Define BPF program in this newly added 'sockinit' SEC, so it will be
hooked in BPF_CGROUP_RUN_PROG_SOCKINIT() in __socket_create().

@@ -158,6 +158,11 @@  static struct sec_name_test tests[] = {
 		{0, BPF_PROG_TYPE_CGROUP_SOCKOPT, BPF_CGROUP_SETSOCKOPT},
 		{0, BPF_CGROUP_SETSOCKOPT},
 	},
+	{
+		"cgroup/sockinit",
+		{0, BPF_PROG_TYPE_CGROUP_SOCKINIT, BPF_CGROUP_SOCKINIT},
+		{0, BPF_CGROUP_SOCKINIT},
+	},
 };

+SEC("cgroup/sockinit")
+int mptcpify(struct bpf_sockinit_ctx *ctx)
+{
+	if ((ctx->family == AF_INET || ctx->family == AF_INET6) &&
+	    ctx->type == SOCK_STREAM &&
+	    (!ctx->protocol || ctx->protocol == IPPROTO_TCP)) {
+		ctx->protocol = IPPROTO_MPTCP;
+	}
+
+	return 1;
+}

This version is the best solution we have found so far.

[1]
https://github.com/multipath-tcp/mptcp_net-next/wiki
[2]
https://github.com/multipath-tcp/mptcp_net-next/issues/79
[3]
https://patchwork.kernel.org/project/mptcp/cover/cover.1688215769.git.geliang.tang@suse.com/
[4]
https://patchwork.kernel.org/project/mptcp/cover/cover.1688366249.git.geliang.tang@suse.com/

v3:
 - patch 8: char cmd[128]; -> char cmd[256];
 Fix build selftests errors:
  /tmp/work/bpf/bpf/tools/testing/selftests/bpf/prog_tests/mptcp.c:218:2: note: ‘snprintf’ output between 98 and 129 bytes into a destination of size 128

v2:

 - Fix build selftests errors reported by CI:

Closes: https://github.com/multipath-tcp/mptcp_net-next/issues/79


Geliang Tang (8):
  bpf: Add new prog type sockinit
  bpf: Run a sockinit program
  net: socket: run sockinit hooks
  libbpf: Support sockinit hook
  selftests/bpf: Add mptcpify program
  selftests/bpf: use random netns name for mptcp
  selftests/bpf: add two mptcp netns helpers
  selftests/bpf: Add mptcpify selftest

 include/linux/bpf-cgroup-defs.h               |   1 +
 include/linux/bpf-cgroup.h                    |  14 ++
 include/linux/bpf_types.h                     |   2 +
 include/uapi/linux/bpf.h                      |   8 ++
 kernel/bpf/cgroup.c                           |  90 +++++++++++++
 kernel/bpf/syscall.c                          |   7 +
 kernel/bpf/verifier.c                         |   1 +
 net/socket.c                                  |   6 +
 tools/include/uapi/linux/bpf.h                |   8 ++
 tools/lib/bpf/libbpf.c                        |   3 +
 tools/lib/bpf/libbpf_probes.c                 |   1 +
 .../bpf/cgroup_getset_retval_hooks.h          |   1 +
 .../testing/selftests/bpf/prog_tests/mptcp.c  | 123 ++++++++++++++++--
 .../selftests/bpf/prog_tests/section_names.c  |   5 +
 tools/testing/selftests/bpf/progs/mptcpify.c  |  26 ++++
 15 files changed, 287 insertions(+), 9 deletions(-)
 create mode 100644 tools/testing/selftests/bpf/progs/mptcpify.c

Comments

Alexei Starovoitov July 6, 2023, 5:53 p.m.

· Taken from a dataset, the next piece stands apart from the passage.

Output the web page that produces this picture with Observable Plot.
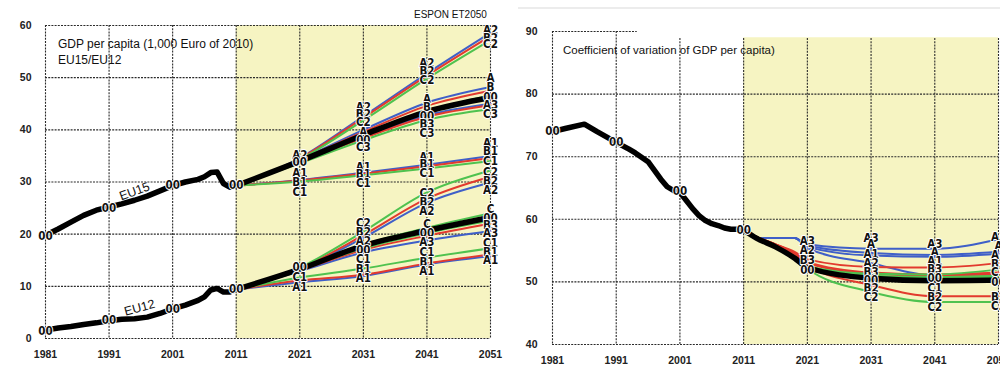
<!DOCTYPE html>
<html><head><meta charset="utf-8">
<script src="https://cdn.jsdelivr.net/npm/d3@7"></script>
<script src="https://cdn.jsdelivr.net/npm/@observablehq/plot@0.6"></script>
<style>
body{margin:0;background:#fff;overflow:hidden;font-family:"Liberation Sans",Arial,sans-serif}
#wrap{position:relative;width:1000px;height:367px;overflow:hidden;background:#fff}
#left,#right{position:absolute;top:0}
#left{left:0}#right{left:500px}
#left svg{overflow:visible}
.title{position:absolute;color:#111;white-space:nowrap}
</style></head><body>
<div id="wrap">
 <div id="left"></div><div id="right"></div>
 <div class="title" style="left:58px;top:36px;font-size:12px;line-height:16px">GDP per capita (1,000 Euro of 2010)<br>EU15/EU12</div>
 <div class="title" style="left:563px;top:44px;font-size:11.5px">Coefficient of variation of GDP per capita)</div>
 <div class="title" style="left:414px;top:9px;font-size:10px">ESPON ET2050</div>
 <div style="position:absolute;left:518px;top:7px;width:482px;height:2px;background:#ececec"></div>
</div>
<script>
// ---------- shared ----------
const decadeTicks = [1981, 1991, 2001, 2011, 2021, 2031, 2041, 2051];
const scenarioNames = ["A","B","C","A1","B1","C1","A2","B2","C2","A3","B3","C3"];

// ---------- left panel: GDP per capita ----------
const gdpTicks = [0, 10, 20, 30, 40, 50, 60];
const histYearsGdp = [1981,1983,1985,1987,1989,1991,1993,1995,1997,1999,2001,2003,2005,2006,2007,2008,2009,2010,2011];
const eu15Hist = [19.8,21.0,22.3,23.6,24.6,25.2,25.8,26.5,27.3,28.3,29.3,30.0,30.5,31.0,31.8,31.9,29.7,29.0,29.3];
const eu12Hist = [1.6,2.0,2.3,2.7,3.0,3.4,3.7,3.8,4.1,4.8,5.7,6.4,7.3,8.0,9.3,9.6,8.9,8.9,9.4];
const projYearsGdp = [2011, 2021, 2031, 2041, 2051];
const eu15Base = [29.3, 34.0, 39.0, 43.5, 46.2];
const eu12Base = [9.4, 13.3, 17.8, 20.7, 23.2];
// same order as scenarioNames
const eu15Proj = [
  [29.3, 34.3, 40.0, 45.2, 48.2], // A
  [29.3, 34.2, 39.6, 44.6, 47.5], // B
  [29.3, 34.0, 39.0, 43.6, 46.6], // C
  [29.3, 30.4, 31.8, 33.3, 35.0], // A1
  [29.3, 30.3, 31.6, 33.0, 34.6], // B1
  [29.3, 30.1, 31.3, 32.6, 34.0], // C1
  [29.3, 34.6, 42.6, 50.8, 58.6], // A2
  [29.3, 34.5, 42.3, 50.4, 58.0], // B2
  [29.3, 34.3, 41.8, 49.8, 57.2], // C2
  [29.3, 33.9, 38.6, 42.8, 45.0], // A3
  [29.3, 33.8, 38.4, 42.5, 44.7], // B3
  [29.3, 33.6, 38.0, 41.9, 44.0]  // C3
];
const eu12Proj = [
  [9.4, 13.2, 17.6, 20.5, 22.8], // A
  [9.4, 13.3, 17.8, 20.9, 23.5], // B
  [9.4, 13.4, 18.0, 21.2, 24.0], // C
  [9.4, 10.8, 12.0, 14.2, 15.8], // A1
  [9.4, 11.1, 12.2, 14.4, 16.1], // B1
  [9.4, 11.7, 13.4, 15.5, 17.3], // C1
  [9.4, 13.3, 19.3, 26.0, 29.9], // A2
  [9.4, 13.4, 19.8, 26.8, 31.0], // B2
  [9.4, 13.6, 20.5, 28.0, 32.2], // C2
  [9.4, 12.9, 16.5, 18.8, 20.6], // A3
  [9.4, 13.1, 17.0, 19.7, 22.0], // B3
  [9.4, 13.2, 17.3, 20.2, 22.6]  // C3
];
const gdpLabels = [
  [1981,"00",19.6],[1991,"00",25.0],[2001,"00",29.3],[2011,"00",29.3],
  [1981,"00",1.4],[1991,"00",3.4],[2001,"00",5.6],[2011,"00",9.4],
  [2021,"A2",35.1],[2021,"00",33.7],[2021,"A1",31.6],[2021,"B1",29.9],[2021,"C1",28.1],
  [2021,"00",13.6],[2021,"C1",11.7],[2021,"A1",9.8],
  [2031,"A2",44.3],[2031,"B2",43.0],[2031,"C2",41.5],[2031,"A",39.5],[2031,"00",38.0],[2031,"C3",36.6],
  [2031,"A1",32.8],[2031,"B1",31.4],[2031,"C1",29.8],
  [2031,"C2",22.0],[2031,"B2",20.4],[2031,"A2",18.7],[2031,"00",16.9],[2031,"C1",15.1],[2031,"B1",13.3],[2031,"A1",11.5],
  [2041,"A2",52.7],[2041,"B2",51.2],[2041,"C2",49.5],[2041,"A",45.9],[2041,"B",44.3],[2041,"00",42.6],[2041,"B3",41.0],[2041,"C3",39.4],
  [2041,"A1",34.8],[2041,"B1",33.4],[2041,"C1",31.7],
  [2041,"C2",27.8],[2041,"B2",26.1],[2041,"A2",24.3],[2041,"C",21.8],[2041,"00",20.2],[2041,"A3",18.5],[2041,"C1",16.6],[2041,"B1",14.7],[2041,"A1",12.8],
  [2051,"A2",59.0],[2051,"B2",57.6],[2051,"C2",56.3],[2051,"A",49.8],[2051,"B",48.1],[2051,"00",46.3],[2051,"A3",44.7],[2051,"C3",43.0],
  [2051,"A1",37.4],[2051,"B1",35.8],[2051,"C1",34.0],[2051,"C2",31.9],[2051,"B2",30.2],[2051,"A2",28.5],
  [2051,"C",24.8],[2051,"00",23.1],[2051,"B3",21.7],[2051,"A3",20.1],[2051,"C1",18.3],[2051,"B1",16.6],[2051,"A1",14.9]
];
const regionNames = ["EU15", "EU12"];

// ---------- right panel: coefficient of variation ----------
const cvTicks = [40, 50, 60, 70, 80, 90];
const histYearsCv = [1981,1983,1986,1988,1991,1993,1994,1996,1997,1998,1999,2000,2001,2002,2003,2004,2005,2006,2007,2008,2009,2010,2011];
const cvHist = [74.0,74.5,75.2,74.0,72.3,71.2,70.6,69.2,67.8,66.4,65.2,64.6,64.3,63.0,61.7,60.6,59.8,59.3,59.0,58.6,58.4,58.4,58.3];
const projYearsCv = [2011, 2013, 2016, 2019, 2021, 2031, 2041, 2051];
const cvBase = [58.3, 57.0, 55.6, 53.8, 52.3, 50.6, 50.2, 50.3];
const cvProj = [
  [58.3, 57.0, 57.0, 57.0, 55.8, 54.6, 54.3, 54.8], // A
  [58.3, 57.2, 56.0, 54.6, 53.2, 51.5, 51.2, 51.5], // B
  [58.3, 57.0, 55.6, 53.8, 52.4, 51.0, 50.8, 51.0], // C
  [58.3, 57.0, 57.0, 57.0, 55.6, 54.2, 54.0, 54.5], // A1
  [58.3, 57.2, 56.0, 54.5, 53.0, 51.3, 51.0, 51.2], // B1
  [58.3, 57.0, 55.6, 53.8, 52.3, 50.8, 50.6, 50.8], // C1
  [58.3, 57.0, 57.0, 57.0, 55.4, 53.0, 51.0, 51.3], // A2
  [58.3, 57.2, 55.8, 54.2, 52.6, 49.5, 47.7, 47.7], // B2
  [58.3, 57.0, 55.6, 53.8, 52.1, 48.4, 46.8, 46.8], // C2
  [58.3, 57.0, 57.0, 57.0, 56.0, 55.3, 55.3, 56.8], // A3
  [58.3, 57.2, 56.0, 54.8, 53.6, 52.4, 52.3, 53.0], // B3
  [58.3, 57.0, 55.6, 53.9, 52.5, 51.3, 51.2, 52.0]  // C3
];
const cvLabels = [
  [1981,"00",74.0],[1991,"00",72.3],[2001,"00",64.4],[2011,"00",58.3],
  [2021,"A3",56.5],[2021,"A2",55.1],[2021,"B3",53.4],[2021,"00",51.9],
  [2031,"A3",57.0],[2031,"A",56.0],[2031,"A1",54.4],[2031,"A2",53.0],[2031,"B3",51.6],[2031,"00",50.3],[2031,"B2",49.0],[2031,"C2",47.5],
  [2041,"A3",56.0],[2041,"A",54.8],[2041,"A1",53.3],[2041,"B3",52.0],[2041,"00",50.5],[2041,"C1",49.0],[2041,"B2",47.5],[2041,"C2",46.0],
  [2051,"A3",57.2],[2051,"A",55.7],[2051,"A1",54.2],[2051,"B3",52.8],[2051,"C3",51.6],[2051,"00",50.0],[2051,"B2",47.6],[2051,"C2",46.1]
];

// ---------- styles ----------
const familyColor = {A: "#3f5fc8", B: "#e23a2e", C: "#4fc24f"};
const shade = "#f6f4c2";
const gridStyle = {stroke: "#2a2a2a", strokeWidth: 1.1, strokeDasharray: "2,1.2"};
const labelFont = "'DejaVu Sans Condensed','Liberation Sans Narrow','Liberation Sans',sans-serif";

function tidyProj(years, matrix, region) {
  const rows = [];
  scenarioNames.forEach((s, i) => years.forEach((yr, j) => rows.push({region, scen: s, year: yr, value: matrix[i][j]})));
  return rows;
}
function series(years, values, region) {
  return years.map((yr, j) => ({region, year: yr, value: values[j]}));
}
function labelRows(arr) { return arr.map(([year, text, value]) => ({year, text, value})); }

function scenarioLines(rows) {
  return ["A","B","C"].map(f => Plot.line(rows.filter(d => d.scen[0] === f), {
    x: "year", y: "value", z: d => d.region + d.scen, stroke: familyColor[f],
    strokeWidth: 2, curve: "monotone-x"
  }));
}
function axes(yTicks, padY) {
  return [
    Plot.axisX(decadeTicks, {tickSize: 0, tickPadding: 12, label: null, tickFormat: d => String(d),
      fontSize: 10.5, fontWeight: "bold", fill: "#222"}),
    Plot.axisY(yTicks, {tickSize: 0, tickPadding: padY, label: null,
      fontSize: 10.5, fontWeight: "bold", fill: "#222"})
  ];
}
function textLabels(arr) {
  return Plot.text(labelRows(arr), {x: "year", y: "value", text: "text", fontSize: 11.5,
    fontFamily: labelFont, fontWeight: "bold", fill: "#111", stroke: "white", strokeWidth: 1.8, paintOrder: "stroke"});
}

// left
const gdpProjRows = [...tidyProj(projYearsGdp, eu15Proj, regionNames[0]), ...tidyProj(projYearsGdp, eu12Proj, regionNames[1])];
const gdpHistRows = [...series(histYearsGdp, eu15Hist, regionNames[0]), ...series(histYearsGdp, eu12Hist, regionNames[1])];
const gdpBaseRows = [...series(projYearsGdp, eu15Base, regionNames[0]), ...series(projYearsGdp, eu12Base, regionNames[1])];

const left = Plot.plot({
  width: 500, height: 367, marginLeft: 45, marginRight: 10, marginTop: 25, marginBottom: 29,
  x: {domain: [decadeTicks[0], decadeTicks.at(-1)]},
  y: {domain: [gdpTicks[0], gdpTicks.at(-1)]},
  style: {fontFamily: "'Liberation Sans',Arial,sans-serif", background: "white", overflow: "visible"},
  marks: [
    Plot.rect([0], {x1: projYearsGdp[0], x2: projYearsGdp.at(-1), y1: gdpTicks[0], y2: gdpTicks.at(-1), fill: shade}),
    Plot.ruleX(decadeTicks, {...gridStyle}),
    Plot.ruleY(gdpTicks, {...gridStyle}),
    ...scenarioLines(gdpProjRows),
    Plot.line(gdpHistRows, {x: "year", y: "value", z: "region", stroke: "#000", strokeWidth: 5.5, strokeLinejoin: "round", strokeLinecap: "round"}),
    Plot.line(gdpBaseRows, {x: "year", y: "value", z: "region", stroke: "#000", strokeWidth: 5.5, curve: "monotone-x", strokeLinecap: "round"}),
    textLabels(gdpLabels),
    Plot.text([regionNames[0]], {x: 1995, y: 28.2, text: d => d, rotate: -20, fontSize: 12.5, fill: "#111"}),
    Plot.text([regionNames[1]], {x: 1995.8, y: 5.9, text: d => d, rotate: -15, fontSize: 12.5, fill: "#111"}),
    ...axes(gdpTicks, 14)
  ]
});
document.getElementById("left").append(left);

// right
const cvProjRows = tidyProj(projYearsCv, cvProj, "EU");
const right = Plot.plot({
  width: 500, height: 367, marginLeft: 52, marginRight: 2, marginTop: 31, marginBottom: 23,
  x: {domain: [decadeTicks[0], decadeTicks.at(-1)]},
  y: {domain: [cvTicks[0], cvTicks.at(-1)]},
  style: {fontFamily: "'Liberation Sans',Arial,sans-serif", background: "transparent"},
  marks: [
    Plot.rect([0], {x1: projYearsCv[0], x2: projYearsCv.at(-1), y1: cvTicks[0], y2: 89, fill: shade}),
    Plot.ruleX(decadeTicks.filter(d => d < 2001), {...gridStyle}),
    Plot.ruleX(decadeTicks.filter(d => d >= 2001), {...gridStyle, y1: cvTicks[0], y2: 89}),
    Plot.ruleY(cvTicks.filter(d => d < 90), {...gridStyle}),
    Plot.ruleY([cvTicks.at(-1)], {...gridStyle, x1: decadeTicks[0], x2: 1994.3}),
    ...scenarioLines(cvProjRows),
    Plot.line(series(histYearsCv, cvHist, "EU"), {x: "year", y: "value", stroke: "#000", strokeWidth: 5.5, strokeLinejoin: "round", strokeLinecap: "round"}),
    Plot.line(series(projYearsCv, cvBase, "EU"), {x: "year", y: "value", stroke: "#000", strokeWidth: 5.5, curve: "monotone-x", strokeLinecap: "round"}),
    textLabels(cvLabels),
    ...axes(cvTicks, 15)
  ]
});
document.getElementById("right").append(right);
</script>
</body></html>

UTC | #1
On Thu, Jul 06, 2023 at 04:19:39PM +0800, Geliang Tang wrote:
> 
> v3:
>  - patch 8: char cmd[128]; -> char cmd[256];
>  Fix build selftests errors:
>   /tmp/work/bpf/bpf/tools/testing/selftests/bpf/prog_tests/mptcp.c:218:2: note: ‘snprintf’ output between 98 and 129 bytes into a destination of size 128
> 
> v2:
> 
>  - Fix build selftests errors reported by CI:
> 
> Closes: https://github.com/multipath-tcp/mptcp_net-next/issues/79

3 patch bombs in one day?
If your RFC tag means 'request for comments' then please wait for comments before spamming again.